If using synchronization tools for file syncing between hosts, the above procedure may be problematic. In case the synchronization tool is not able to properly handle symlink loops, either configure it to not follow symlinks or try disabling this option:

task_defaults:
  eval:
    create_symlinks: false

Parallelization

Batch tasks are being worked on in parallel using the WorkerManager. Each task creates its own process, loading the utopya module and working on the given instructions separately from every other task.

The parallelization level may be controlled by the parallelization_level configuration option:

  • batch parallelization (the default) means that the batch tasks are being worked on in parallel while the individual tasks are meant to use only a single CPU core.

  • task parallelization means that the batch tasks are worked on sequentially, leaving parallelization to the individual tasks.

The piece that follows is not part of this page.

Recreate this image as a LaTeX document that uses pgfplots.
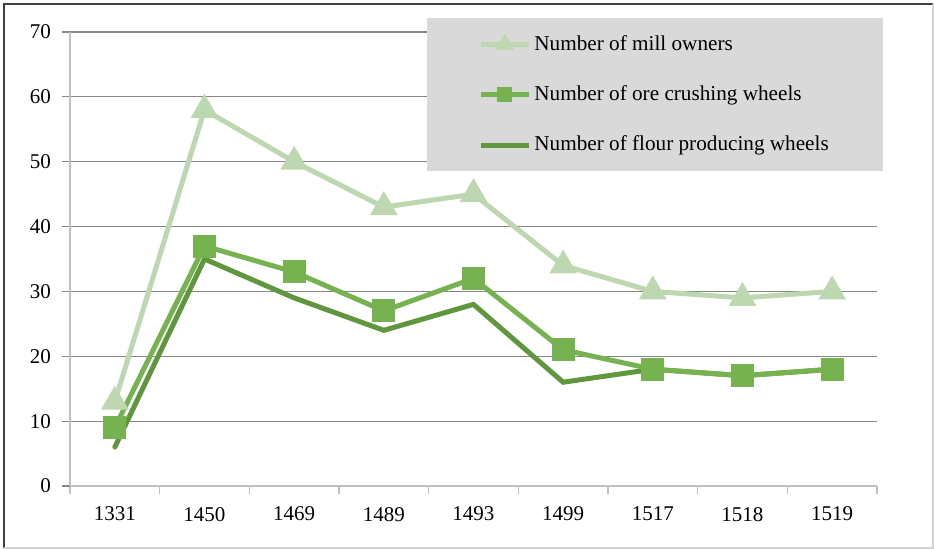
\documentclass[border=0pt]{standalone}
\usepackage{pgfplots}
\pgfplotsset{compat=1.18}
\usepackage{fontspec}
\setmainfont{Liberation Serif}
\definecolor{millc}{RGB}{189,215,176}
\definecolor{orec}{RGB}{119,178,80}
\definecolor{flourc}{RGB}{96,150,62}
\definecolor{gridc}{RGB}{134,134,134}
\definecolor{axc}{RGB}{191,191,191}
\definecolor{legbg}{RGB}{217,217,217}
\begin{document}
\begin{tikzpicture}
\useasboundingbox (0,0) rectangle (467pt,274.5pt);
\draw[color={rgb,255:red,64;green,64;blue,64},line width=0.6pt] (2pt,0.5pt) -- (2pt,272.5pt) -- (466.5pt,272.5pt);
\draw[color={rgb,255:red,210;green,210;blue,210},line width=0.6pt] (2pt,0.5pt) -- (466.5pt,0.5pt) -- (466.5pt,272.5pt);
\begin{axis}[
  at={(35pt,31.5pt)}, anchor=south west,
  scale only axis, width=403.5pt, height=227pt,
  xmin=-0.5, xmax=8.5, ymin=0, ymax=70,
  axis x line=bottom, axis y line=left,
  axis line style={draw=axc, line width=0.7pt, -},
  xtick={0,...,8},
  xticklabels={1331,1450,1469,1489,1493,1499,1517,1518,1519},
  minor xtick={-0.5,0.5,...,8.5},
  major x tick style={draw=none},
  minor x tick style={draw=axc, line width=0.7pt},
  minor tick length=4pt,
  ytick={0,10,...,70},
  major y tick style={draw=gridc, line width=0.6pt},
  major tick length=4pt,
  tick align=outside,
  ymajorgrids, grid style={draw=gridc, line width=0.6pt},
  ticklabel style={font=\fontsize{10.5}{12}\selectfont, text=black},
  xticklabel style={yshift=-3pt},
  yticklabel style={xshift=-2pt},
  /pgf/number format/assume math mode=true,
  legend style={at={(0.4424,1.0308)}, anchor=north west, draw=none, fill=legbg,
    font=\fontsize{10.6}{12}\selectfont, inner xsep=25.5pt, inner ysep=6.5pt, row sep=12.2pt,
    nodes={inner xsep=1.5pt},
    /tikz/every even column/.append style={column sep=0pt}},
  legend cell align=left,
  legend image code/.code={\draw[mark repeat=2,mark phase=2] plot coordinates {(0pt,0pt) (12pt,0pt) (24pt,0pt)};},
]
\addlegendimage{millc, line width=2.5pt, mark=triangle*, mark size=3pt, mark options={solid}}
\addlegendentry{Number of mill owners}
\addlegendimage{orec, line width=2.5pt, mark=square*, mark size=2.5pt}
\addlegendentry{Number of ore crushing wheels}
\addlegendimage{flourc, line width=2.5pt}
\addlegendentry{Number of flour producing wheels}

\addplot[forget plot, millc, line width=2.5pt, mark=triangle*, mark size=5.5pt] coordinates {
(0,13) (1,58) (2,50) (3,43) (4,45) (5,34) (6,30) (7,29) (8,30)};
\addplot[forget plot, flourc, line width=2.5pt, line cap=round] coordinates {
(0,6) (1,35) (2,29) (3,24) (4,28) (5,16) (6,18) (7,17) (8,18)};
\addplot[forget plot, orec, line width=2.5pt, mark=square*, mark size=4.5pt] coordinates {
(0,9) (1,37) (2,33) (3,27) (4,32) (5,21) (6,18) (7,17) (8,18)};
\end{axis}
\end{tikzpicture}
\end{document}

Under the hood, each task is worked in a separate multiprocessing.Process, which is handled by MPProcessTask. Independent of the platform, processes are created with the spawn method, thus making them fully independent from the parent process. There is no option to share memory between processes; this would be too difficult and the speedup would most probably evaporate.

Hint

Keep a lookout for memory usage of utopia batch: running multiple memory-hungry evaluation tasks in parallel can lead to trouble! In such a case, consider setting a different parallelization_level.

Remarks

  • To disable individual tasks, add the enabled: false key.

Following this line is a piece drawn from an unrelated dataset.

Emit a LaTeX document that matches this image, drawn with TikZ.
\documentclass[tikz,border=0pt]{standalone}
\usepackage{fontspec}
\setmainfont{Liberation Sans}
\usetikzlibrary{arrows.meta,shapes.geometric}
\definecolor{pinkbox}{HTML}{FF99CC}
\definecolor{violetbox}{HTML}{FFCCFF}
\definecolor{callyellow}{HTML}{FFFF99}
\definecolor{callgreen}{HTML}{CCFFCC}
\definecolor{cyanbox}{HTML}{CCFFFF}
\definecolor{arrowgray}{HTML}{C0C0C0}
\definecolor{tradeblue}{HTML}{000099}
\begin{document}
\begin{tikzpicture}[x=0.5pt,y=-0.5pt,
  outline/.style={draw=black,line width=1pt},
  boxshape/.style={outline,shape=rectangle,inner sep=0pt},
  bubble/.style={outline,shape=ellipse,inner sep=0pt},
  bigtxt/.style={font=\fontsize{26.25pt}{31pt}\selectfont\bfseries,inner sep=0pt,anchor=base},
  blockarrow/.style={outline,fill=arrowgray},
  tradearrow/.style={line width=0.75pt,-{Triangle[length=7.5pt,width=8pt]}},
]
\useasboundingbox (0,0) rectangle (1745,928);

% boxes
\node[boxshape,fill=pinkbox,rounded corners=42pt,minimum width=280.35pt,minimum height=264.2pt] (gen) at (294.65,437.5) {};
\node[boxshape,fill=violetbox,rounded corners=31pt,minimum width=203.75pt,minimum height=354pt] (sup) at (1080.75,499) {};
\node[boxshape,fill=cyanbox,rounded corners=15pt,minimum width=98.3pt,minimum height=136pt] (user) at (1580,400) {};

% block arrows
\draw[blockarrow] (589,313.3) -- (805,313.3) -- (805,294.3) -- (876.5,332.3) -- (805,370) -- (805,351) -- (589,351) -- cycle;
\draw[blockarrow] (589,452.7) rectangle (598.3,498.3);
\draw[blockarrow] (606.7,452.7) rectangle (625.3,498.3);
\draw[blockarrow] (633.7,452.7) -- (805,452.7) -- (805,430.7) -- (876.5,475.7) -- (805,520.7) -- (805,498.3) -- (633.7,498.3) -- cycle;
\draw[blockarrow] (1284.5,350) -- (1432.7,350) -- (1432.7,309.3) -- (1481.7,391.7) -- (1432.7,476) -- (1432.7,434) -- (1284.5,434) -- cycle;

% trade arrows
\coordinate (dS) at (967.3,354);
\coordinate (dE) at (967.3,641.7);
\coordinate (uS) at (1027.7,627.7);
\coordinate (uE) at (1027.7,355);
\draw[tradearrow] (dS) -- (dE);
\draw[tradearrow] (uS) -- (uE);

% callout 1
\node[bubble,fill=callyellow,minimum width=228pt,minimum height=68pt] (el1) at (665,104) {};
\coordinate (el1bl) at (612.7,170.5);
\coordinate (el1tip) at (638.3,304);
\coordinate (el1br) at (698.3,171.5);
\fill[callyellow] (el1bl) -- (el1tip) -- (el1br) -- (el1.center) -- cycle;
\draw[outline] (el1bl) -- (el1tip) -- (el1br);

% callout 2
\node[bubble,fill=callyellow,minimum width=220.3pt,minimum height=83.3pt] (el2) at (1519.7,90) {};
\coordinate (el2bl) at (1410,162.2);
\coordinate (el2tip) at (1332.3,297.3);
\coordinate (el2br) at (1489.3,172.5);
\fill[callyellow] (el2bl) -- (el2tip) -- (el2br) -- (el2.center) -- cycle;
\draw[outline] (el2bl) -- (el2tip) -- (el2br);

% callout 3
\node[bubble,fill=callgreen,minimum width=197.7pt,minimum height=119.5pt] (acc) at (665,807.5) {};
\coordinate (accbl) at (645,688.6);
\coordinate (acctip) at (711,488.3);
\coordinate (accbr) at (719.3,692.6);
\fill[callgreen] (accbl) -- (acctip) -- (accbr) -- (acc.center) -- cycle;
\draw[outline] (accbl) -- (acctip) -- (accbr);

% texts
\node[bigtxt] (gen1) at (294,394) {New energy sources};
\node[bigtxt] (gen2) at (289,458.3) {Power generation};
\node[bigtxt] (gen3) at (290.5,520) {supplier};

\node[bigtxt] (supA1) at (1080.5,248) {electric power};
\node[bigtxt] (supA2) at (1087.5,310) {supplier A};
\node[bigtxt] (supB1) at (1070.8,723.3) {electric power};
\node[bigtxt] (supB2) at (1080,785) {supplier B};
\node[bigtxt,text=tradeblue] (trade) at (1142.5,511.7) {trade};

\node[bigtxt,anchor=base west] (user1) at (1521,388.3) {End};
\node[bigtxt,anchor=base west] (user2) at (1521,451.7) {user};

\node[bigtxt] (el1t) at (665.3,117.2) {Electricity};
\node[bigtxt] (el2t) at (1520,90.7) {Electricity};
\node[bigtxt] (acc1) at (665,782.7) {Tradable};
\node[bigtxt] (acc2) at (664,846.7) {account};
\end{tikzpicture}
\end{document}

  • Tasks can be associated with a priority, where a lower value means that the tasks will be worked on first.

  • Use the debug option (on the root level of the batch configuration) to let a failing task lead to the stopping of all other tasks. Otherwise, a failing batch task will only lead to a warning in the output log.

  • Typically, stream forwarding does not make sense with multiple tasks running at the same time because the log would become garbled. To still enable it in batch parallelization mode, set worker_kwargs.forward_streams: true.